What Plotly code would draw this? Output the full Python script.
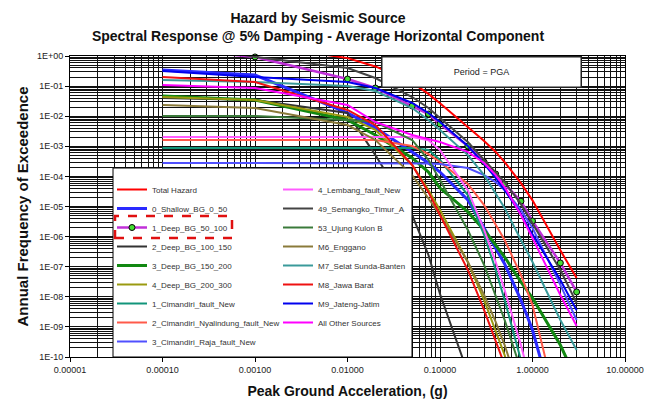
import plotly.graph_objects as go

# ---------------- data ----------------
PGA = [0.0001, 0.001, 0.01, 0.02, 0.05, 0.075, 0.1, 0.2, 0.3, 0.4, 0.5, 0.75, 1.0, 2.0, 3.0]

total_hazard    = [4.0, 2.5, 0.85, 0.45, 0.13, 0.055, 0.027, 4.5e-3, 1.5e-3, 6.5e-4, 3.0e-4, 6.0e-5, 1.6e-5, 3.5e-7, 4.2e-8]
shallow_bg_0_50 = [0.343, 0.234, 0.0128, 4.1e-3, 6.5e-4, 2.8e-4, 1.4e-4, 1.64e-5, 1.93e-6, 4.2e-7, 1.23e-7, 7.8e-9, 7.9e-10, 3.7e-13, 8.0e-15]
deep_bg_50_100  = [1.85, 0.93, 0.172, 0.0865, 0.0218, 0.0118, 0.0055, 1.02e-3, 3.0e-4, 1.2e-4, 5.6e-5, 1.5e-5, 3.3e-6, 1.33e-7, 1.45e-8]
deep_bg_100_150 = [0.0402, 0.0345, 0.0128, 5.1e-4, 5.2e-6, 2.45e-7, 1.24e-8, 3.2e-11, 1e-12, 1e-13, 1e-14, 1e-15, 1e-16, 1e-18, 1e-19]
deep_bg_150_200 = [0.0469, 0.0345, 7.5e-3, 2.37e-3, 4.1e-4, 1.4e-4, 4.1e-5, 6.6e-6, 1.66e-6, 5.3e-7, 2.1e-7, 3.1e-8, 9.1e-9, 2.5e-10, 1.7e-11]
deep_bg_200_300 = [0.0434, 0.0345, 9.4e-3, 3.5e-3, 2.4e-4, 3.5e-5, 7.7e-6, 1.43e-7, 7.8e-9, 7.9e-10, 1.16e-10, 1.7e-12, 8.1e-14, 1e-16, 1e-17]
cimandiri       = [8.8e-4, 8.8e-4, 8.8e-4, 8.8e-4, 8.8e-4, 7.5e-4, 3.5e-4, 2.4e-5, 1.13e-6, 7.8e-8, 7.8e-9, 7.9e-11, 3.7e-12, 1e-14, 1e-15]
nyalindung      = [1.62e-3, 1.62e-3, 1.62e-3, 1.62e-3, 1.02e-3, 5.5e-4, 3.0e-4, 5.6e-5, 1.12e-5, 2.4e-6, 7.7e-7, 5.3e-8, 5.3e-9, 8.1e-13, 8.2e-15]
raja            = [2.8e-4, 2.8e-4, 2.8e-4, 2.8e-4, 2.75e-4, 2.7e-4, 2.6e-4, 1.9e-4, 1.11e-4, 6.5e-5, 3.5e-5, 7.7e-6, 1.93e-6, 2.5e-8, 1.7e-9]
lembang         = [2.04e-3, 2.04e-3, 2.04e-3, 2.04e-3, 2.04e-3, 1.6e-3, 7.5e-4, 3.5e-5, 1.66e-6, 1.43e-7, 1.68e-8, 2.5e-10, 8.0e-12, 1e-14, 1e-15]
semangko        = [3.4, 0.93, 0.40, 0.186, 0.0434, 0.0187, 8.7e-3, 1.39e-3, 3.5e-4, 1.4e-4, 6.5e-5, 1.2e-5, 2.8e-6, 7.8e-8, 6.2e-9]
ujung_kulon     = [0.0102, 0.0102, 7.5e-3, 6.4e-3, 1.62e-3, 3.5e-4, 7.6e-5, 1.66e-6, 1.14e-7, 1.15e-8, 1.7e-9, 3.7e-11, 1.7e-12, 1e-15, 1e-16]
enggano         = [0.0236, 0.0187, 5.1e-3, 1.62e-3, 1.11e-4, 1.9e-5, 5.2e-6, 1.43e-7, 1.15e-8, 1.46e-9, 2.5e-10, 5.5e-12, 3.7e-13, 1e-16, 1e-17]
selat_sunda     = [0.16, 0.137, 0.10, 0.0687, 0.0187, 7.5e-3, 3.5e-3, 5.1e-4, 1.1e-4, 2.8e-5, 8.9e-6, 7.7e-7, 1.43e-7, 1.7e-9, 1.7e-10]
jawa_barat      = [0.20, 0.137, 0.0161, 5.1e-3, 2.4e-4, 3.0e-5, 5.2e-6, 7.8e-8, 3.6e-9, 3.7e-10, 5.4e-11, 1e-12, 1e-13, 1e-16, 1e-17]
jateng_jatim    = [0.317, 0.20, 0.137, 0.0865, 0.0275, 0.0128, 6.4e-3, 1.02e-3, 2.6e-4, 8.9e-5, 3.5e-5, 5.6e-6, 1.2e-6, 3.6e-8, 3.6e-9]
all_other       = [0.109, 0.0865, 0.0236, 6.4e-3, 2.37e-3, 1.75e-3, 1.39e-3, 6.5e-4, 2.8e-4, 1.11e-4, 4.4e-5, 5.2e-6, 9.0e-7, 1.15e-8, 1.07e-9]

x_tickvals = [0.00001, 0.0001, 0.001, 0.01, 0.1, 1, 10]
x_ticktext = ["0.00001", "0.00010", "0.00100", "0.01000", "0.10000", "1.00000", "10.00000"]
y_tickvals = [1, 1e-1, 1e-2, 1e-3, 1e-4, 1e-5, 1e-6, 1e-7, 1e-8, 1e-9, 1e-10]
y_ticktext = ["1E+00", "1E-01", "1E-02", "1E-03", "1E-04", "1E-05", "1E-06", "1E-07", "1E-08", "1E-09", "1E-10"]

# (name, values, colour, width, legend)
series = [
    ("Total Hazard", total_hazard, "#ff0000", 2, "legend"),
    ("0_Shallow_BG_0_50", shallow_bg_0_50, "#2a2aff", 3, "legend"),
    ("1_Deep_BG_50_100", deep_bg_50_100, "#c030d8", 2.5, "legend"),
    ("2_Deep_BG_100_150", deep_bg_100_150, "#333333", 2, "legend"),
    ("3_Deep_BG_150_200", deep_bg_150_200, "#118811", 3, "legend"),
    ("4_Deep_BG_200_300", deep_bg_200_300, "#9a9a10", 2, "legend"),
    ("1_Cimandiri_fault_New", cimandiri, "#12957a", 2, "legend"),
    ("2_Cimandiri_Nyalindung_fault_New", nyalindung, "#ff5a4a", 2, "legend"),
    ("3_Cimandiri_Raja_fault_New", raja, "#5050ff", 2, "legend"),
    ("4_Lembang_fault_New", lembang, "#ff5cff", 2, "legend2"),
    ("49_Semangko_Timur_A", semangko, "#444444", 2, "legend2"),
    ("53_Ujung Kulon B", ujung_kulon, "#3a7a3a", 2, "legend2"),
    ("M6_Enggano", enggano, "#8a7a3a", 2, "legend2"),
    ("M7_Selat Sunda-Banten", selat_sunda, "#3a9a9a", 2, "legend2"),
    ("M8_Jawa Barat", jawa_barat, "#ee1111", 2, "legend2"),
    ("M9_Jateng-Jatim", jateng_jatim, "#0000ee", 2, "legend2"),
    ("All Other Sources", all_other, "#ff00ff", 2, "legend2"),
]

fig = go.Figure()
for name, vals, color, width, leg in series:
    if name == "1_Deep_BG_50_100":
        fig.add_trace(go.Scatter(
            x=PGA, y=vals, mode="lines+markers", name=name, legend=leg, legendgroup=name,
            line=dict(color=color, width=width),
            marker=dict(symbol="circle", size=6, color="#44dd33", line=dict(color="#000000", width=1)),
            cliponaxis=False))
    else:
        fig.add_trace(go.Scatter(
            x=PGA, y=vals, mode="lines", name=name, legend=leg, legendgroup=name,
            line=dict(color=color, width=width)))

minor_x = [m * 10.0 ** e for e in range(-5, 1) for m in range(2, 10)]
minor_y = [m * 10.0 ** e for e in range(-10, 0) for m in range(2, 10)]

FONT = "Liberation Sans, Arial, sans-serif"
L, R, T, B = 70, 31, 56, 43
W, H = 656, 400
pw, ph = W - L - R, H - T - B


def px_x(p):
    return (p - L) / pw


def px_y(p):
    return (H - B - p) / ph


axis_common = dict(
    type="log", automargin=False, showgrid=True, gridcolor="#111111", gridwidth=1,
    ticks="outside", ticklen=4, tickcolor="#000000", tickwidth=1,
    showline=True, linecolor="#000000", linewidth=1, mirror=True,
    tickfont=dict(family=FONT, size=9, color="#222222"),
)

fig.update_layout(
    width=W, height=H,
    margin=dict(l=L, r=R, t=T, b=B, autoexpand=False),
    paper_bgcolor="white", plot_bgcolor="white",
    font=dict(family=FONT, color="#222222"),
    title=dict(text="<b>Hazard by Seismic Source<br>Spectral Response @ 5% Damping - Average Horizontal Component</b>",
               font=dict(family=FONT, size=14, color="#111111"),
               x=318 / W, xanchor="center", xref="container",
               y=1 - 23 / H, yanchor="top", yref="container", pad=dict(t=0, b=0), automargin=False),
    xaxis=dict(axis_common, range=[-5, 1], tickmode="array", tickvals=x_tickvals, ticktext=x_ticktext,
               minor=dict(tickmode="array", tickvals=minor_x, showgrid=True, gridcolor="#111111", gridwidth=1, ticks=""),
               title=dict(text="<b>Peak Ground Acceleration, (g)</b>", font=dict(family=FONT, size=14, color="#111111"), standoff=12)),
    yaxis=dict(axis_common, range=[-10, 0], tickmode="array", tickvals=y_tickvals, ticktext=y_ticktext,
               minor=dict(tickmode="array", tickvals=minor_y, showgrid=True, gridcolor="#111111", gridwidth=1, ticks=""),
               title=dict(text="<b>Annual Frequency of Exceedence</b>", font=dict(family=FONT, size=15, color="#111111"), standoff=4)),
    legend=dict(x=px_x(112), y=px_y(175), xanchor="left", yanchor="top", bgcolor="rgba(0,0,0,0)",
                borderwidth=0, font=dict(family=FONT, size=8, color="#333333"), tracegroupgap=0, itemwidth=30),
    legend2=dict(x=px_x(278), y=px_y(175), xanchor="left", yanchor="top", bgcolor="rgba(0,0,0,0)",
                 borderwidth=0, font=dict(family=FONT, size=8, color="#333333"), tracegroupgap=0, itemwidth=30),
    shapes=[
        dict(type="rect", xref="paper", yref="paper", x0=px_x(113), x1=px_x(412), y0=0, y1=px_y(168),
             fillcolor="white", line=dict(color="#000000", width=1), layer="above"),
        dict(type="rect", xref="paper", yref="paper", x0=px_x(115), x1=px_x(232), y0=px_y(238), y1=px_y(216),
             fillcolor="rgba(0,0,0,0)", line=dict(color="#e01010", width=2.5, dash="dash"), layer="above"),
    ],
    annotations=[
        dict(text="Period = PGA", xref="paper", yref="paper", x=px_x(481), y=px_y(72),
             xanchor="center", yanchor="middle", showarrow=False, width=196, height=27,
             bgcolor="white", bordercolor="#222222", borderwidth=1.5,
             font=dict(family=FONT, size=9, color="#222222")),
    ],
)

fig.write_html("out.html")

* * *

### What is expected
Your task is to return the lines above, from the first one up to and including the line containing "1.0, 2.0, 3.0]", minus any pictures.

### Solution below
What Plotly code would draw this? Output the full Python script.
import plotly.graph_objects as go

# ---------------- data ----------------
PGA = [0.0001, 0.001, 0.01, 0.02, 0.05, 0.075, 0.1, 0.2, 0.3, 0.4, 0.5, 0.75, 1.0, 2.0, 3.0]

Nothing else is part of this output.